Важный возрастной рубеж: ещё не ходишь/уже ходишь на школьные дискотеки. Допущен – не допущен. Инициализация в городском племени времён советских семидесятых.
Первый раз пошёл в девятом классе. Новая школа, новые одноклассники, амбиции космические, достоинства надуманные, неуверенность в себе подавляется адской гордыней.
На треть Печорин, на треть Люцифер, оставшиеся проценты делят Бельмондо с Пьером Ришаром.
Главный повод для страхов, что не примут, не дооценят – изъян в гардеробе. Нет джинсов, потому что у родителей нет блата в торговле, кроме книжной, а переплачивать за какие-то американские штаны (можно купить с рук, но дорого) мама считает неправильным. Первые свои фирменные джинсы привёз из Болгарии, когда уже окончил третий курс. Впрочем, «фирмОй» в классе щеголяли несколько парней. Для остальных незазорно было явиться на дискотеку в школьной форме – тёмно-синих мешковатых брюках и куртке с погонами, с пуговицами под серебро.
Решил выделиться галстуком – французским, шёлковым, купленным в киевском универмаге на Крещатике.
Получил предупреждение, что за такую подчёркнутую индивидуальность можно и огрести, но почему-то не огрёб.
Потоптался в пацанском кругу - ритуальное перетаптывание с ноги на ногу и покачивание плечами называлось «быстрым танцем». Была и вторая разновидность – «танец медленный», «медляк», означавший недвусмысленную заинтересованность в партнёрше как «подруге», то есть девушке, с которой тебя связывают отношения, определявшиеся фарисейски-нейтральным глаголом «гулять». На такой шаг решались только после предварительных переглядываний, а иногда и челночной дипломатии посредников-посредниц.
Репертуар школьного ВИА, вероятно, утверждала завуч. Пели песни из тогдашнего репертуара «Весёлых ребят» и группы «Цветы» - никакой иностранщины. Отрывались на шлягере про речку, мост и овечку: «А ну-ка, раз, два, три четыре, пять, шесть, семь! Семь, шесть, пять, четыре, три, два, один!»

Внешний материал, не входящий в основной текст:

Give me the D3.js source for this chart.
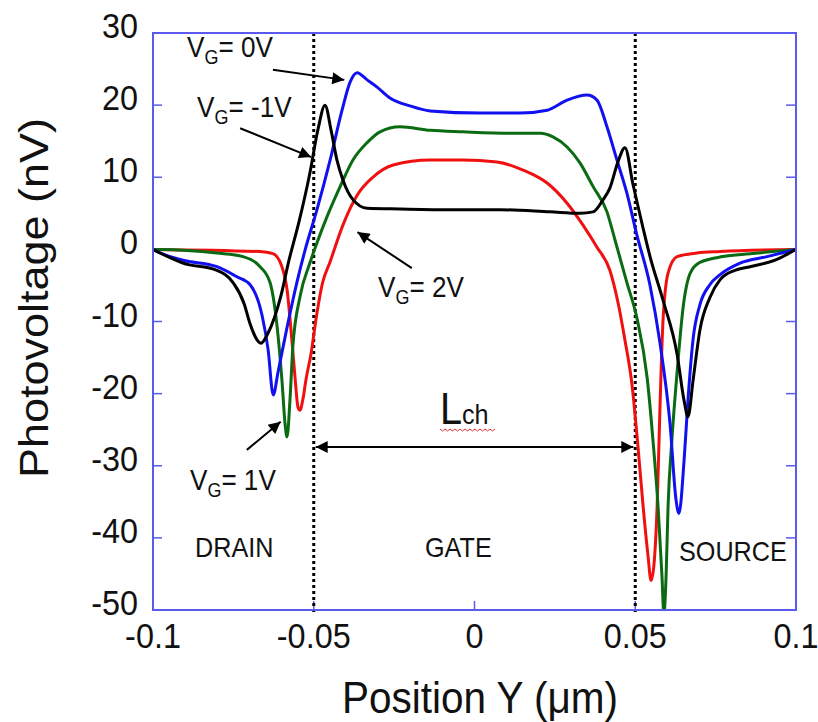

На новогоднюю дискотеку музыканты позволили себе сыграть незапланированную «Ах, Одесса, жемчужина у моря…» - с последующим разбирательством на педсовете.
Приятель из параллельного класса Андрей Ковальский играл на гитаре, и у меня появилась совершенно идиотическая мечта: я напишу стихи, Ковальский положит их на музыку и родится песня, которую будут исполнять на дискотеках по всей Костроме, всякий раз называя имя автора слов – разумеется, под раскаты аплодисментов. Сочинивши несколько рифмованных предложений про то, как трубы в поход заиграли, а железные панцири стиснули грудь (ритмически неотличимых от романса про поручика Голицына), я на перемене сунул Ковальскому вырванный из тетрадки лист: «Вот, посмотри». Тот прочёл и, думаю, к концу перемены уже забыл о прочитанном, за что я сегодняшний ему тогдашнему сильно благодарен.
В десятом классе на дискотеках уже не просто входили в круг танцующих – стало важным умение заполнять разговорами паузы между «быстрым» и «медленным». Однажды эта трепотня-болтовня с одноклассницами как-то сама собой вывела на тему стихотворства, и я на спор прочитал наизусть «На смерть поэта» - что самое удивительное, меня дослушали до конца, до последних строчек:
И вы не смоете всей вашей чёрной кровью
Поэта праведную кровь!
Всё-таки в людях, живших в семидесятые, была потребность в отборе слов, которые не пугали своей возвышенностью.